8.14 Recovering From a Catastrophic Storage Controller Failure

The internal ZFS Storage Appliance uses two storage controllers to provide storage services to the rack components. If one controller goes offline due to an intentional failover, such as a reboot, the other controller takes over all required services within 1-2 minutes. In this situation the virtual machines are typically not affected and no disruptions are to be expected.

However, in the event of a catastrophic failure of a storage controller, meaning a sudden and unanticipated loss, the time required by the standby storage controller to take over all storage services increases. In this situation, because the shared ocfs2 file system used as cluster heartbeat device is located on the ZFS Storage Appliance, if the downtime exceeds the heartbeat limit then the management nodes begin the fencing process. After 25-30 minutes the management nodes eventually shut down, but during this time the ovca service, which is the appliance controller software, appears unresponsive or exceptionally slow.

If the Oracle Private Cloud Appliance experiences a catastrophic storage controller failure, follow the procedure in this section to recover and return the appliance to normal operation.

Recovering After a Catastrophic Failure of a ZFS Storage Appliance Controller

If both management nodes have fenced themselves from the cluster and have shut down, verify that all storage and cluster resources have failed over correctly to the second storage controller of the internal ZFS Storage Appliance.
When the storage services are running correctly, power on both management nodes.

When the management nodes have finished booting, log in to the master management node and verify that all required services are running.

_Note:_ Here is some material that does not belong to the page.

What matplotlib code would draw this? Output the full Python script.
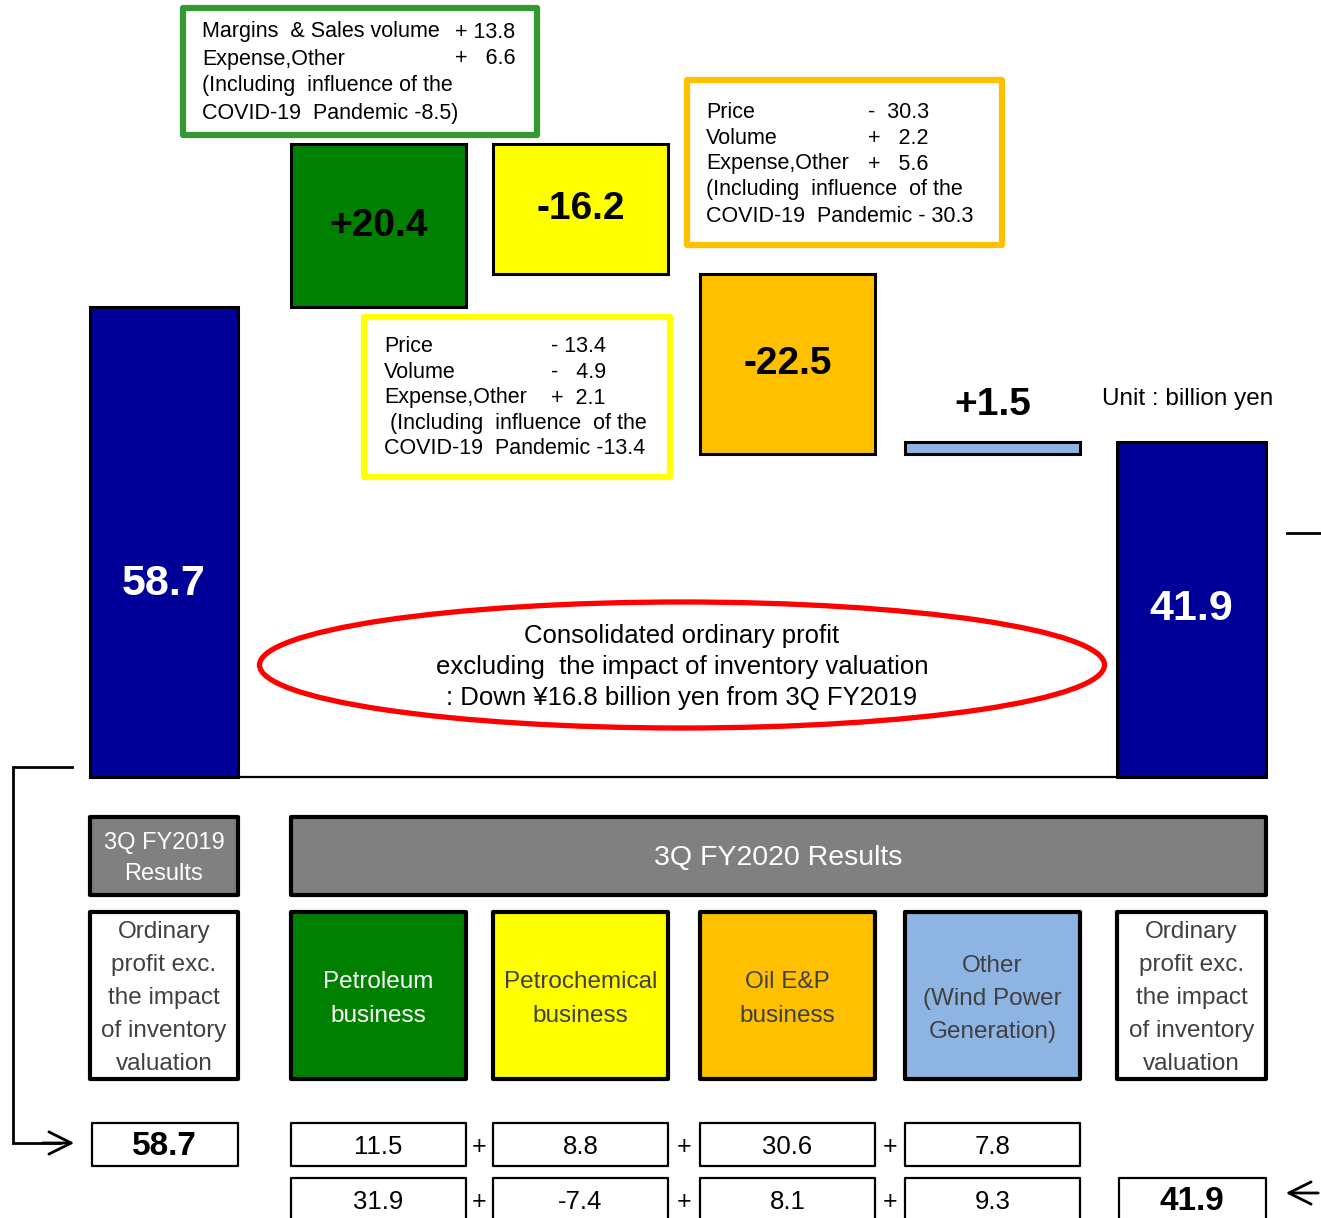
import matplotlib
matplotlib.use("Agg")
import matplotlib.pyplot as plt
from matplotlib.patches import Rectangle, Ellipse

plt.rcParams['font.family'] = ['Liberation Sans', 'DejaVu Sans']

# ---- data (billion yen) ----
segments = ['Petroleum\nbusiness', 'Petrochemical\nbusiness', 'Oil E&P\nbusiness',
            'Other\n(Wind Power\nGeneration)']
fy2019_seg = [11.5, 8.8, 30.6, 7.8]
fy2020_seg = [31.9, -7.4, 8.1, 9.3]
total_name = 'Ordinary\nprofit exc.\nthe impact\nof inventory\nvaluation'
header_2019 = '3Q FY2019\nResults'
header_2020 = '3Q FY2020 Results'
unit_text = 'Unit : billion yen'
ellipse_text = ['Consolidated ordinary profit',
                'excluding  the impact of inventory valuation',
                ': Down \u00a516.8 billion yen from 3Q FY2019']
green_note = [('Margins  & Sales volume', '+ 13.8'), ('Expense,Other', '+   6.6'),
              ('(Including  influence of the', ''), ('COVID-19  Pandemic -8.5)', '')]
yellow_note = [('Price', '- 13.4'), ('Volume', '-   4.9'), ('Expense,Other', '+  2.1'),
               (' (Including  influence  of the', ''), ('COVID-19  Pandemic -13.4', '')]
orange_note = [('Price', '-  30.3'), ('Volume', '+   2.2'), ('Expense,Other', '+   5.6'),
               ('(Including  influence  of the', ''), ('COVID-19  Pandemic - 30.3', '')]

total_2019 = round(sum(fy2019_seg), 1)
total_2020 = round(sum(fy2020_seg), 1)
deltas = [round(b - a, 1) for a, b in zip(fy2019_seg, fy2020_seg)]

# ---- layout (pixels) ----
W, H = 1321, 1218
col_l = [90, 291, 493, 700, 905, 1117]
col_r = [238, 466, 668, 875, 1080, 1266]
centers = [(l + r) / 2 for l, r in zip(col_l, col_r)]
widths = [r - l for l, r in zip(col_l, col_r)]
base_px = 777      # pixel row of zero
px_unit = 8.0      # pixels per billion yen

navy = '#000099'
seg_colors = ['#008000', '#FFFF00', '#FFC000', '#8DB4E2']
seg_text_colors = ['white', '#404040', '#404040', '#404040']
gray = '#808080'

fig = plt.figure(figsize=(W / 100, H / 100), dpi=100)

# waterfall axes, y in billion yen
wf = fig.add_axes([0, 0, 1, 1])
wf.set_xlim(0, W)
wf.set_ylim(-(H - base_px) / px_unit, base_px / px_unit)
wf.axis('off')

levels = [total_2019]
for d in deltas:
    levels.append(levels[-1] + d)
bottoms = [0] + [min(levels[i], levels[i + 1]) for i in range(4)] + [0]
heights = [total_2019] + [abs(d) for d in deltas] + [total_2020]
colors = [navy] + seg_colors + [navy]
wf.bar(centers, heights, width=widths, bottom=bottoms, color=colors,
       edgecolor='black', linewidth=2.2, zorder=2)
wf.plot([col_l[0], col_r[-1]], [0, 0], color='black', lw=1.6, zorder=3)

wf.text(centers[0], total_2019 * 0.41, f'{total_2019:.1f}', color='white',
        fontsize=31, fontweight='bold', ha='center', va='center', zorder=4)
wf.text(centers[-1], total_2020 * 0.5, f'{total_2020:.1f}', color='white',
        fontsize=31, fontweight='bold', ha='center', va='center', zorder=4)
for i, d in enumerate(deltas):
    b, h = bottoms[i + 1], heights[i + 1]
    y = b + h + 4.6 if h < 3 else b + h / 2
    wf.text(centers[i + 1], y, f'{d:+.1f}', color='black', fontsize=28,
            fontweight='bold', ha='center', va='center', zorder=4)

# overlay axes in pixel coordinates
ax = fig.add_axes([0, 0, 1, 1])
ax.set_xlim(0, W)
ax.set_ylim(H, 0)
ax.axis('off')
ax.patch.set_visible(False)


def box(x0, y0, x1, y1, fc='white', ec='black', lw=2.2, z=2):
    ax.add_patch(Rectangle((x0, y0), x1 - x0, y1 - y0, facecolor=fc,
                           edgecolor=ec, linewidth=lw, joinstyle='round', zorder=z))


def lines_text(x, yc, text, step, **kw):
    parts = text.split('\n')
    n = len(parts)
    for i, p in enumerate(parts):
        ax.text(x, yc + (i - (n - 1) / 2) * step, p, ha='center', va='center', **kw)


def note(rect, rows, x_txt, x_val, y0, step, ec):
    box(*rect, ec=ec, lw=4.5)
    for i, (lab, val) in enumerate(rows):
        y = y0 + i * step
        ax.text(x_txt, y, lab, fontsize=15.5, ha='left', va='center', zorder=5)
        if val:
            ax.text(x_val, y, val, fontsize=15.5, ha='left', va='center', zorder=5)


note((183, 8, 537, 135), green_note, 202, 455, 32, 27, '#339933')
note((687, 80, 1002, 245), orange_note, 706, 868, 112, 26, '#FFC000')
note((364, 317, 670, 477), yellow_note, 384, 551, 347, 25.5, '#FFFF00')

ax.text(1102, 399, unit_text, fontsize=17.5, ha='left', va='center')

ax.add_patch(Ellipse((682, 665), 845, 126, fill=False, edgecolor='red', lw=3.8, zorder=3))
for i, t in enumerate(ellipse_text):
    ax.text(682, 636 + i * 31, t, fontsize=18.5, ha='center', va='center', zorder=4)

# header row
box(col_l[0], 817, col_r[0], 895, fc=gray, lw=3)
lines_text(centers[0], 858, header_2019, 31, color='white', fontsize=17)
box(col_l[1], 817, col_r[-1], 895, fc=gray, lw=3)
ax.text((col_l[1] + col_r[-1]) / 2, 858, header_2020, color='white',
        fontsize=20.5, ha='center', va='center')

# category row
for k in (0, 5):
    box(col_l[k], 912, col_r[k], 1079, lw=3)
    lines_text(centers[k], 998, total_name, 33, color='#404040', fontsize=17.5)
for i, name in enumerate(segments):
    k = i + 1
    box(col_l[k], 912, col_r[k], 1079, fc=seg_colors[i], lw=3)
    lines_text(centers[k], 999, name, 33, color=seg_text_colors[i], fontsize=17.5)

# value rows
rows = [(1123, 1166, total_2019, fy2019_seg, None),
        (1178, 1222, None, fy2020_seg, total_2020)]
for y0, y1, left, segs, right in rows:
    yc = (y0 + y1) / 2 + 2
    if left is not None:
        box(col_l[0] + 2, y0, col_r[0], y1, lw=1.6)
        ax.text(centers[0], yc, f'{left:.1f}', fontsize=24, fontweight='bold',
                ha='center', va='center')
    if right is not None:
        box(col_l[5] + 2, y0, col_r[5], y1, lw=1.6)
        ax.text(centers[5], yc, f'{right:.1f}', fontsize=24, fontweight='bold',
                ha='center', va='center')
    for i, v in enumerate(segs):
        k = i + 1
        box(col_l[k], y0, col_r[k], y1, lw=1.6)
        ax.text(centers[k], yc, f'{v:.1f}', fontsize=18.5, ha='center', va='center')
        if i < 3:
            ax.text((col_r[k] + col_l[k + 1]) / 2, yc, '+', fontsize=18,
                    ha='center', va='center')

# connector arrows
ax.plot([72, 13, 13, 60], [767, 767, 1143, 1143], color='black', lw=2,
        solid_joinstyle='miter')
ax.annotate('', xy=(77, 1143), xytext=(40, 1143),
            arrowprops=dict(arrowstyle='->', lw=2, color='black',
                            mutation_scale=40))
ax.annotate('', xy=(1283, 1193), xytext=(1321, 1193),
            arrowprops=dict(arrowstyle='->', lw=2, color='black',
                            mutation_scale=40))
ax.plot([1287, 1321], [533, 533], color='black', lw=2)

fig.savefig('out.png', dpi=100)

[root@ovcamn06r1 ~]# service ovca status
Checking Oracle Fabric Manager: Running
MySQL running (6191)                       [  OK  ]
Oracle VM Manager is not running...
Oracle VM Manager CLI is running...
tinyproxy (pid 7004 7003 7002 7001 7000 6999 6998 6997 6996 6995 6989) is running...
dhcpd (pid  7021) is running...
snmptrapd (pid  7037) is running...
log server (pid 5230) is running...
remaster server (pid 5232) is running...
http server (pid 7040) is running...
taskmonitor server (pid 7044) is running...
xmlrpc server (pid 7042) is running...
nodestate server (pid 7046) is running...
sync server (pid 7048) is running...
monitor server (pid 7050) is running...

If Oracle VM Manager is not running, as is the case in the example above, then the ovmcli, ovmm and ovmm_mysql services must all be restarted in the correct order. Proceed as follows:

[root@ovcamn06r1 ~]# service ovmcli stop
Stopping Oracle VM Manager CLI                        [  OK  ]
[root@ovcamn06r1 ~]# service ovmm stop
Stopping Oracle VM Manager                            [  OK  ]
[root@ovcamn06r1 ~]# service ovmm_mysql stop
Shutting down OVMM MySQL..                            [  OK  ]

[root@ovcamn06r1 ~]# service ovmm_mysql start
Starting OVMM MySQL.                                  [  OK  ]
[root@ovcamn06r1 ~]# service ovmm start
Starting Oracle VM Manager                            [  OK  ]
[root@ovcamn06r1 ~]# service ovmm status
Oracle VM Manager is running...
[root@ovcamn06r1 ~]# service ovmcli start
Starting Oracle VM Manager CLI                        [  OK  ]

After Oracle VM Manager has been restarted successfully, verify the status of the services again.

[root@ovcamn06r1 ~]# service ovca status
Checking Oracle Fabric Manager: Running
MySQL running (12356)                       [  OK  ]
Oracle VM Manager is running...
Oracle VM Manager CLI is running...
tinyproxy (pid 7004 7003 7002 7001 7000 6999 6998 6997 6996 6995 6989) is running...
dhcpd (pid  7021) is running...
snmptrapd (pid  7037) is running...
log server (pid 5230) is running...
remaster server (pid 5232) is running...
http server (pid 7040) is running...
taskmonitor server (pid 7044) is running...
xmlrpc server (pid 7042) is running...
nodestate server (pid 7046) is running...
sync server (pid 7048) is running...
monitor server (pid 7050) is running...

Oracle PCA is back in normal operating condition.